Exercise brief - Print the lines from the one that contains "Rebuild this chart" to the one that contains "cuatroASeis, sieteANueve, masDeNueve];", inclusive, exactly as they appear, and please drop any pictures.

==== Supplied data ====

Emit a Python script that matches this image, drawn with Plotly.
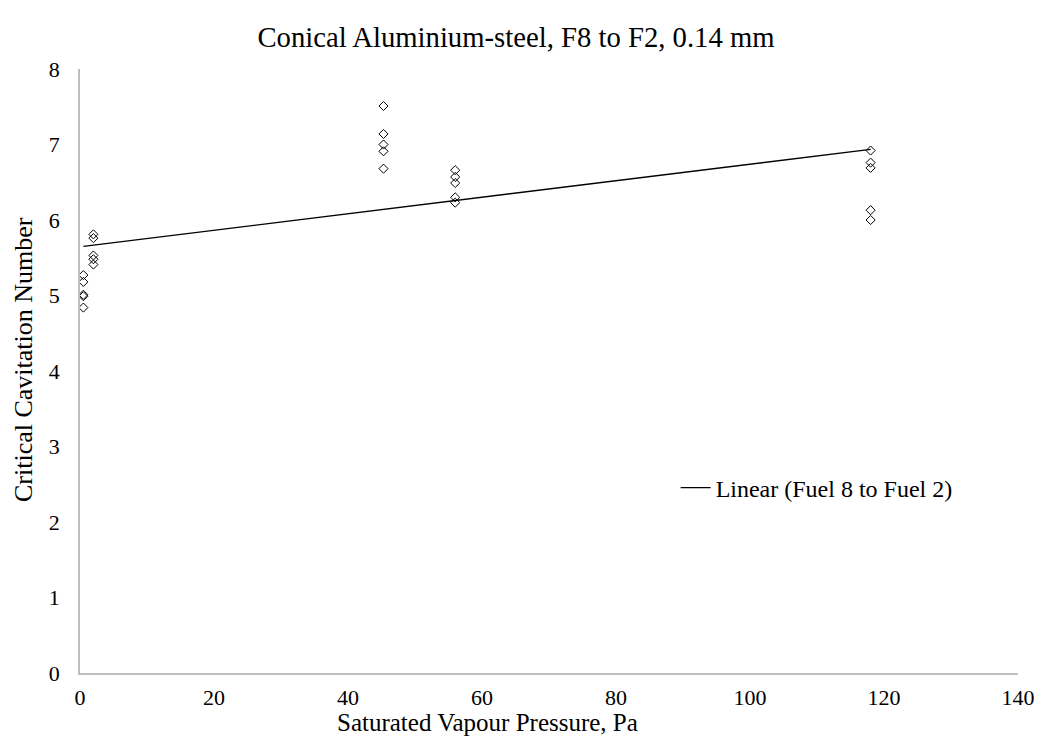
import numpy as np
import plotly.graph_objects as go

# Data
pressure = [0.5, 0.5, 0.5, 0.5, 0.5,
            2.0, 2.0, 2.0, 2.0, 2.0,
            45.3, 45.3, 45.3, 45.3, 45.3,
            56.0, 56.0, 56.0, 56.0, 56.0,
            118.0, 118.0, 118.0, 118.0, 118.0]
cav_number = [5.27, 5.18, 5.01, 4.99, 4.84,
              5.81, 5.76, 5.53, 5.48, 5.41,
              7.51, 7.14, 7.00, 6.91, 6.68,
              6.66, 6.57, 6.49, 6.30, 6.23,
              6.92, 6.76, 6.69, 6.13, 6.00]
x_ticks = [0, 20, 40, 60, 80, 100, 120, 140]
y_ticks = [0, 1, 2, 3, 4, 5, 6, 7, 8]

slope, intercept = np.polyfit(pressure, cav_number, 1)
trend_x = [min(pressure), max(pressure)]
trend_y = [slope * v + intercept for v in trend_x]

FONT = "Liberation Serif, Times New Roman, serif"
OFF = 8  # default page body margin
W, H = 1026, 735
L, R, T, B = 72, 16, 61, 70
PW, PH = W - L - R, H - T - B


def px(page_x):
    return (page_x - OFF - L) / PW


def py(page_y):
    return (H - B - (page_y - OFF)) / PH


fig = go.Figure()
fig.add_trace(go.Scatter(
    x=pressure, y=cav_number, mode="markers",
    marker=dict(symbol="diamond-open", size=7, color="black", line=dict(width=1, color="black")),
    showlegend=False, name="Fuel 8 to Fuel 2"))
fig.add_trace(go.Scatter(
    x=trend_x, y=trend_y, mode="lines",
    line=dict(color="black", width=1.3),
    name="Linear (Fuel 8 to Fuel 2)", showlegend=True))

fig.update_layout(
    width=W, height=H,
    paper_bgcolor="white", plot_bgcolor="white",
    margin=dict(l=L, r=R, t=T, b=B, autoexpand=False),
    font=dict(family=FONT, size=22, color="black"),
    title=dict(text="Conical Aluminium-steel, F8 to F2, 0.14 mm", x=(516 - OFF) / W, xanchor="center",
               y=1 - (37 - OFF) / H, yanchor="middle", font=dict(family=FONT, size=28.7, color="black")),
    legend=dict(x=0.635, y=py(488), xanchor="left", yanchor="middle", bgcolor="rgba(0,0,0,0)",
                font=dict(family=FONT, size=24, color="black")),
    xaxis=dict(range=[0, 140], tickvals=x_ticks, showgrid=False, zeroline=False,
               showline=True, linecolor="#bfbfbf", linewidth=1.5,
               ticks="outside", ticklen=4, tickcolor="rgba(0,0,0,0)",
               ticklabeloverflow="allow",
               automargin=False, tickfont=dict(family=FONT, size=22)),
    yaxis=dict(range=[0, 8], tickvals=y_ticks, showgrid=False, zeroline=False,
               showline=True, linecolor="#bfbfbf", linewidth=1.5,
               ticks="outside", ticklen=14, tickcolor="rgba(0,0,0,0)",
               automargin=False, tickfont=dict(family=FONT, size=22)),
    annotations=[
        dict(text="Saturated Vapour Pressure, Pa", xref="paper", yref="paper",
             x=px(487), y=py(722),
             xanchor="center", yanchor="middle", showarrow=False,
             font=dict(family=FONT, size=25, color="black")),
        dict(text="Critical Cavitation Number", xref="paper", yref="paper",
             x=px(23), y=py(360),
             xanchor="center", yanchor="middle", textangle=-90, showarrow=False,
             font=dict(family=FONT, size=26, color="black")),
    ],
)

fig.write_html("out.html")
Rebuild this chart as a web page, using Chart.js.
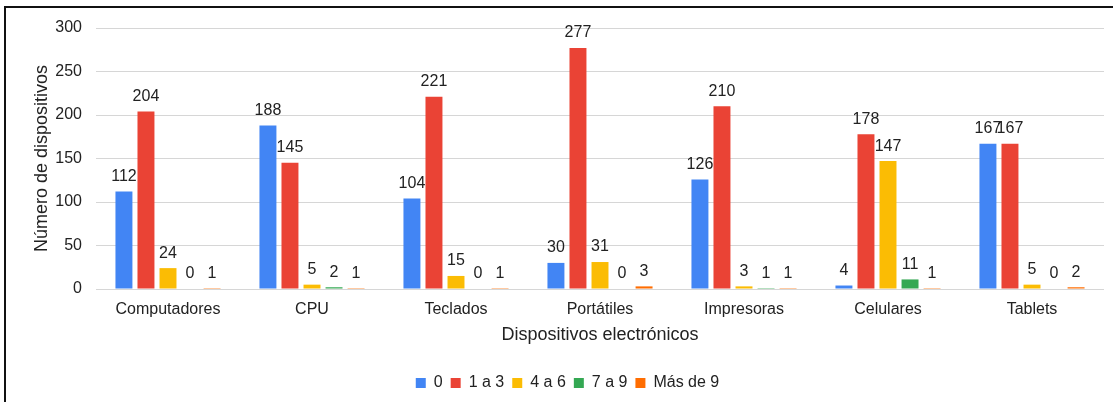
<!DOCTYPE html>
<html>
<head>
<meta charset="utf-8">
<script src="https://cdn.jsdelivr.net/npm/chart.js@4.4.1/dist/chart.umd.min.js"></script>
<style>
  html, body { margin: 0; padding: 0; background: #fff; }
  #wrap { position: relative; width: 1113px; height: 402px; overflow: hidden; }
  #frame { position: absolute; left: 4px; top: 6px; width: 1120px; height: 410px;
           border-left: 2px solid #111; border-top: 2px solid #111; pointer-events: none; }
  canvas { position: absolute; left: 0; top: 0; }
</style>
</head>
<body>
<div id="wrap">
  <canvas id="chart" width="1113" height="402"></canvas>
  <div id="frame"></div>
</div>
<script>
const categories = ['Computadores', 'CPU', 'Teclados', 'Portátiles', 'Impresoras', 'Celulares', 'Tablets'];
const seriesNames = ['0', '1 a 3', '4 a 6', '7 a 9', 'Más de 9'];
const seriesColors = ['#4285f4', '#ea4335', '#fbbc04', '#34a853', '#ff6d01'];

const cero = [112, 188, 104, 30, 126, 4, 167];
const unoATres = [204, 145, 221, 277, 210, 178, 167];
const cuatroASeis = [24, 5, 15, 31, 3, 147, 5];
const sieteANueve = [0, 2, 0, 0, 1, 11, 0];
const masDeNueve = [1, 1, 1, 3, 1, 1, 2];

const yTicks = [0, 50, 100, 150, 200, 250, 300];

const seriesValues = [cero, unoATres, cuatroASeis, sieteANueve, masDeNueve];

const FONT = '"Liberation Sans", Arial, sans-serif';

// value labels above every bar
const barLabels = {
    id: 'barLabels',
    afterDatasetsDraw(chart) {
        const ctx = chart.ctx;
        ctx.save();
        ctx.font = '16px ' + FONT;
        ctx.fillStyle = '#222';
        ctx.textAlign = 'center';
        ctx.textBaseline = 'bottom';
        chart.data.datasets.forEach((ds, i) => {
            chart.getDatasetMeta(i).data.forEach((bar, j) => {
                ctx.fillText(String(ds.data[j]), bar.x, bar.y - 7);
            });
        });
        ctx.restore();
    }
};

new Chart(document.getElementById('chart'), {
    type: 'bar',
    data: {
        labels: categories,
        datasets: seriesNames.map((name, i) => ({
            label: name,
            data: seriesValues[i],
            backgroundColor: seriesColors[i],
            categoryPercentage: 0.765,
            barPercentage: 0.77
        }))
    },
    options: {
        responsive: false,
        animation: false,
        layout: { padding: { left: 31, right: 9, top: 28, bottom: 1 } },
        plugins: {
            legend: {
                position: 'bottom',
                labels: {
                    boxWidth: 10,
                    boxHeight: 10,
                    padding: 8,
                    color: '#222',
                    font: { family: FONT, size: 16 }
                }
            },
            tooltip: { enabled: false }
        },
        scales: {
            x: {
                afterFit: (axis) => { axis.height = 78; },
                grid: { display: false },
                border: { display: false },
                ticks: { color: '#222', font: { family: FONT, size: 16 }, padding: 3 },
                title: {
                    display: true,
                    text: 'Dispositivos electrónicos',
                    color: '#222',
                    font: { family: FONT, size: 18 },
                    padding: { top: 0, bottom: 21 }
                }
            },
            y: {
                min: 0,
                max: 300,
                afterBuildTicks: (axis) => { axis.ticks = yTicks.map(v => ({ value: v })); },
                afterFit: (axis) => { axis.width = 65; },
                grid: { color: '#d6d6d6', drawTicks: false },
                border: { display: false },
                ticks: { color: '#222', font: { family: FONT, size: 16 }, padding: 14 },
                title: {
                    display: true,
                    text: 'Número de dispositivos',
                    color: '#222',
                    font: { family: FONT, size: 18 },
                    padding: { top: 0, bottom: 0 }
                }
            }
        }
    },
    plugins: [barLabels]
});
</script>
</body>
</html>
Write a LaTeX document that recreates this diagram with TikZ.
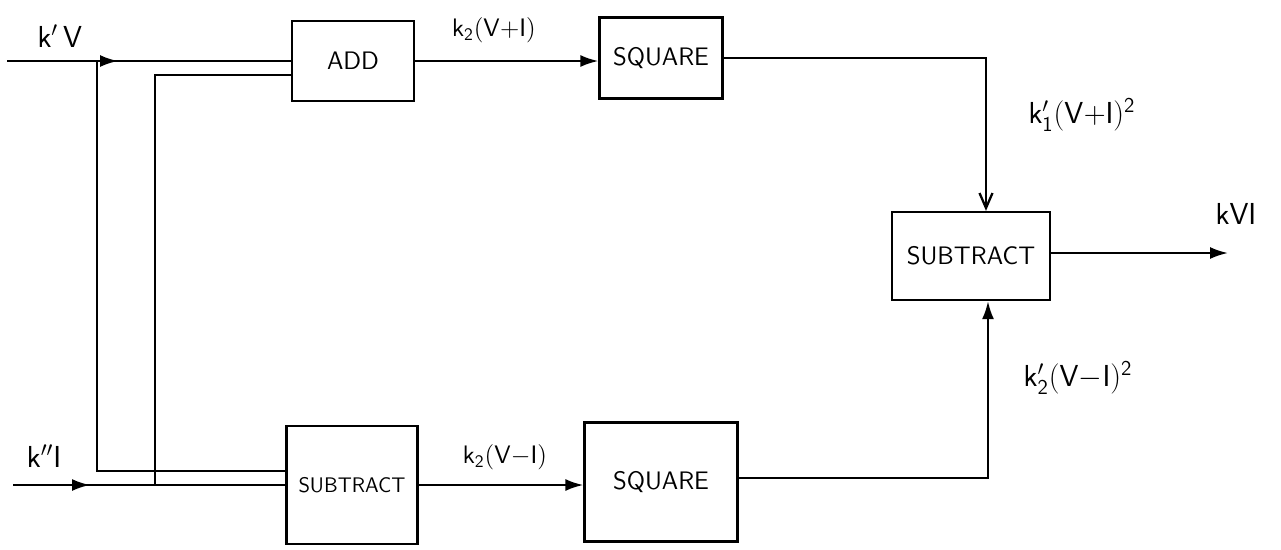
\documentclass[tikz,border=0pt]{standalone}
\usepackage{tikz}
\usetikzlibrary{arrows.meta,positioning,calc}
\tikzset{
  block/.style={draw,line width=1.3pt,align=center,font=\sffamily\Large,inner sep=2pt},
  wire/.style={line width=1.3pt},
  arr/.style={wire,-{Latex[length=3.6mm,width=2.4mm]}},
  openarr/.style={wire,-{Straight Barb[length=3mm,width=2.6mm]}},
  lbl/.style={font=\LARGE,inner sep=1pt}
}

\begin{document}
\begin{tikzpicture}[x=0.02cm,y=-0.02cm]
  \useasboundingbox (0,0) rectangle (1281,549);
  % blocks
  \node[block,minimum width=2.44cm,minimum height=1.6cm] (add) at (353,61) {ADD};
  \node[block,minimum width=2.46cm,minimum height=1.62cm] (sqa) at (661,58) {SQUARE};
  \node[block,minimum width=2.62cm,minimum height=2.36cm,font=\sffamily\large] (suba) at (352,485) {SUBTRACT};
  \node[block,minimum width=3.06cm,minimum height=2.38cm] (sqb) at (661,482) {SQUARE};
  \node[block,minimum width=3.16cm,minimum height=1.76cm] (subb) at (971,256) {SUBTRACT};
  % inputs and junctions
  \coordinate (inV) at (7,61);
  \coordinate (tipV) at (118,61);
  \coordinate (jV) at (97,61);
  \coordinate (inI) at (13,485);
  \coordinate (tipI) at (90,485);
  \coordinate (jI) at (155,485);
  \coordinate (outVI) at (1228,253);
  % labels
  \node[lbl] (lV) at (60,36) {$\mathsf{k'\,V}$};
  \node[lbl] (lI) at (44,456) {$\mathsf{k''I}$};
  \node[lbl,font=\Large] (lsum) at (494,30) {$\mathsf{k_2(V{+}I)}$};
  \node[lbl,font=\Large] (ldif) at (505,457) {$\mathsf{k_2(V{-}I)}$};
  \node[lbl] (lsqa) at (1082,115) {$\mathsf{k_1'(V{+}I)^2}$};
  \node[lbl] (lsqb) at (1078,378) {$\mathsf{k_2'(V{-}I)^2}$};
  \node[lbl] (lout) at (1236,214) {$\mathsf{kVI}$};
  % connectors
  \draw[wire] (inV) -- (add.west);
  \draw[arr] (inV) -- (tipV);
  \draw[wire] (jV) |- ([yshift=0.28cm]suba.west);
  \draw[wire] (inI) -- (suba.west);
  \draw[arr] (inI) -- (tipI);
  \draw[wire] (jI) |- ([yshift=-0.28cm]add.west);
  \draw[arr] (add.east) -- (add.east -| sqa.west);
  \draw[arr] (suba.west -| suba.east) -- (suba.west -| sqb.west);
  \draw[openarr] (sqa.east) -| ([xshift=0.3cm]subb.north);
  \draw[arr] ([yshift=0.08cm]sqb.east) -| ([xshift=0.34cm]subb.south);
  \draw[arr] (subb.east |- outVI) -- (outVI);
\end{tikzpicture}
\end{document}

====

Expected answer -
Rebuild this chart as a web page, using Chart.js.
<!DOCTYPE html>
<html>
<head>
<meta charset="utf-8">
<script src="https://cdn.jsdelivr.net/npm/chart.js@4.4.1/dist/chart.umd.min.js"></script>
<style>
  html, body { margin: 0; padding: 0; background: #fff; }
  #wrap { position: relative; width: 1113px; height: 402px; overflow: hidden; }
  #frame { position: absolute; left: 4px; top: 6px; width: 1120px; height: 410px;
           border-left: 2px solid #111; border-top: 2px solid #111; pointer-events: none; }
  canvas { position: absolute; left: 0; top: 0; }
</style>
</head>
<body>
<div id="wrap">
  <canvas id="chart" width="1113" height="402"></canvas>
  <div id="frame"></div>
</div>
<script>
const categories = ['Computadores', 'CPU', 'Teclados', 'Portátiles', 'Impresoras', 'Celulares', 'Tablets'];
const seriesNames = ['0', '1 a 3', '4 a 6', '7 a 9', 'Más de 9'];
const seriesColors = ['#4285f4', '#ea4335', '#fbbc04', '#34a853', '#ff6d01'];

const cero = [112, 188, 104, 30, 126, 4, 167];
const unoATres = [204, 145, 221, 277, 210, 178, 167];
const cuatroASeis = [24, 5, 15, 31, 3, 147, 5];
const sieteANueve = [0, 2, 0, 0, 1, 11, 0];
const masDeNueve = [1, 1, 1, 3, 1, 1, 2];

const yTicks = [0, 50, 100, 150, 200, 250, 300];

const seriesValues = [cero, unoATres, cuatroASeis, sieteANueve, masDeNueve];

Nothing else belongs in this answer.